いくら採用を重ねても、離職率が高ければ「穴の空いたバケツ」と同じです。
少子高齢化による労働人口減少が続くなか、「補充すれば解決する」という発想はもはや通用しません。
今いる従業員の疲弊や離職リスクを軽視したままでは、人手不足は解消できないのです。


2. 賃金だけでは定着しない

定着率改善=賃金アップと考えがちですが、それは手段の一つにすぎません。
「高収入」をアピールする求人が氾濫していても、仕事のやりがいや働きやすさを重視して職場を選ぶ人は少なくありません。

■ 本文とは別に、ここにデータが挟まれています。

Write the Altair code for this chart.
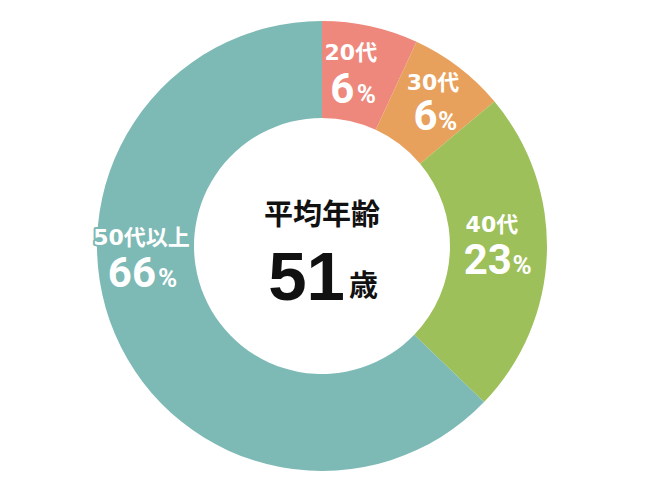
import altair as alt
import pandas as pd

# ---- data ----
categories = ["20代", "30代", "40代", "50代以上"]
shares = [6.9, 7.0, 23.3, 62.8]          # arc sizes as drawn (%)
pct_labels = ["6", "6", "23", "66"]       # printed percentages
colors = ["#EE887D", "#E8A15C", "#9DC05A", "#7DB9B5"]
center_title = ["平均年齢"]
center_value = ["51"]
center_unit = ["歳"]

df = pd.DataFrame({
    "cat": categories,
    "value": shares,
    "num": pct_labels,
    "idx": list(range(len(categories))),
})
total = sum(shares)

theta_scale = alt.Scale(domain=[0, total])
color_scale = alt.Scale(domain=categories, range=colors)

base = (
    alt.Chart(df)
    .transform_window(cum="sum(value)", sort=[alt.SortField("idx", order="ascending")])
    .transform_calculate(start="datum.cum - datum.value", mid="datum.cum - datum.value / 2")
)

arcs = base.mark_arc(outerRadius=225, innerRadius=128).encode(
    theta=alt.Theta("start:Q", scale=theta_scale, stack=None),
    theta2="cum:Q",
    color=alt.Color("cat:N", scale=color_scale, legend=None),
)

# label offsets (style) relative to each slice's mid-angle at radius 176
offsets = {
    "20代":   {"name": (-9, -21.6), "num": (-5.4, 28.9), "pct": (-3.0, 28.9)},
    "30代":   {"name": (4, -22.8),  "num": (8.5, 23.7),  "pct": (9.0, 23.7)},
    "40代":   {"name": (-6, -26.6), "num": (14.0, 21.9), "pct": (14.5, 21.9)},
    "50代以上": {"name": (-18.5, -76.9), "num": (-4.0, -27.9), "pct": (-2.0, -27.9)},
}

NAME_FONT = "DejaVu Sans, Noto Sans CJK JP"
NUM_FONT = "Roboto"

layers = [arcs]
for i, c in enumerate(categories):
    o = offsets[c]
    sub = base.transform_filter(alt.datum.cat == c)
    th = alt.Theta("mid:Q", scale=theta_scale, stack=None)
    name_style = dict(radius=176, dx=o["name"][0], dy=o["name"][1], align="center",
                      baseline="middle", font=NAME_FONT, fontSize=22, fontWeight="bold")
    # halo in the slice colour behind the name (visible where it spills past the ring)
    layers.append(
        sub.mark_text(stroke=colors[i], strokeWidth=4, strokeJoin="round", color=colors[i],
                      **name_style).encode(theta=th, text="cat:N")
    )
    layers.append(
        sub.mark_text(color="white", **name_style).encode(theta=th, text="cat:N")
    )
    layers.append(
        sub.mark_text(radius=176, dx=o["num"][0], dy=o["num"][1], align="right",
                      baseline="alphabetic", font=NUM_FONT, fontSize=42, fontWeight="bold",
                      color="white").encode(theta=th, text="num:N")
    )
    layers.append(
        sub.mark_text(radius=176, dx=o["pct"][0], dy=o["pct"][1], align="left",
                      baseline="alphabetic", font=NUM_FONT, fontSize=26, fontWeight="bold",
                      color="white").encode(theta=th, text=alt.value("%"))
    )

title_layer = alt.Chart(pd.DataFrame({"t": center_title})).mark_text(
    dy=-30.5, align="center", baseline="middle", font="Noto Sans CJK JP",
    fontSize=29, fontWeight="bold", color="#111111"
).encode(text="t:N")

value_layer = alt.Chart(pd.DataFrame({"t": center_value})).mark_text(
    dx=23, dy=54, align="right", baseline="alphabetic", font="Liberation Sans",
    fontSize=69, fontWeight="bold", color="#111111"
).encode(text="t:N")

unit_layer = alt.Chart(pd.DataFrame({"t": center_unit})).mark_text(
    dx=27, dy=50, align="left", baseline="alphabetic", font="Noto Sans CJK JP",
    fontSize=29, fontWeight="bold", color="#111111"
).encode(text="t:N")

layers += [title_layer, value_layer, unit_layer]

chart = (
    alt.layer(*layers)
    .properties(width=628, height=476, padding=0, autosize=alt.AutoSizeParams(type="none"),
                background="white")
    .configure_view(stroke=None)
)

chart.save("out.html", embed_options={"renderer": "svg", "actions": False})
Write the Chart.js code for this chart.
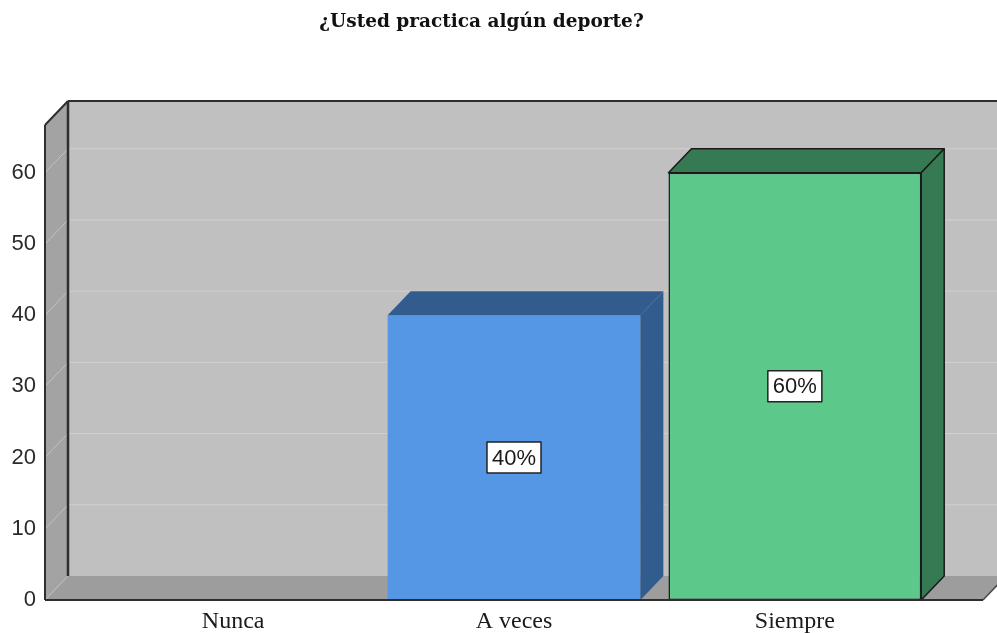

つまり、定着管理は 賃金以外の要素 にもしっかり目を向ける必要があります。

最低賃金×助成金に頼らない吸収策|人件費上昇を乗り切る実務対応(社労士監修)


3. 定着管理の具体策

(1) 公平な評価制度

  • 誰に評価されるのか明確化する

  • 評価基準の公開と透明性確保

  • 評価者の訓練を行う

評価制度に完璧はありませんが、従業員が「公平に見てもらえている」と感じることが信頼につながります。


(2) 心理的安全性の高い職場

Googleの研究でも「心理的安全性のあるチームは成果が高い」とされています。
失敗や疑問を口にしても不利益を受けない環境は、離職防止に直結します。

狭い個室での面談や形式的なアンケートでは本音は引き出せません。
経営者や管理職が目線を合わせ、日常の会話の中で安心感を醸成することが重要です。


(3) キャリアパスと柔軟な働き方

  • 昇進・昇給の基準を明確にする

  • ジョブディスクリプション(職務記述書)の整備

  • 育児・介護・自己実現に対応できる働き方(時短勤務・副業・休職制度)の選択肢を用意する

これにより、貴重な人材の早期離職を防ぐことができます。


(4) 教育訓練と能力開発

  • 新入社員から管理職まで段階的な教育を実施

  • 管理職にはハラスメント防止研修や労務コンプライアンス研修を導入

  • 外部専門家による講師派遣で効果的な学びを提供

教育はコストではなく投資です。


(5) 法令知識と説明責任

  • 有給休暇、残業、社会保険料など基本的なルールを従業員に説明できる体制が必要

  • 不明確なルールや誤解が、職場への不信感や訴訟リスクを招きます

  • 法令違反が見つかった場合は迅速に是正する姿勢が信頼を生みます


(6) 信頼関係の構築

経営者と従業員の信頼関係は定着の根幹です。
待遇・福利厚生・評価制度・情報公開を通じて「会社は自分たちを大切にしている」と実感できる環境が不可欠です。


4. まとめ|採用より先に「定着」を

「どう採用するか」の前に「どう定着させるか」を考えることが、採用難時代の企業経営における必須戦略です。

従業員が安心して働ける職場は生産性が高まり、自然に応募も集まります。
求人が集まらないときこそ、自社の労働環境を客観的に見直すタイミングです。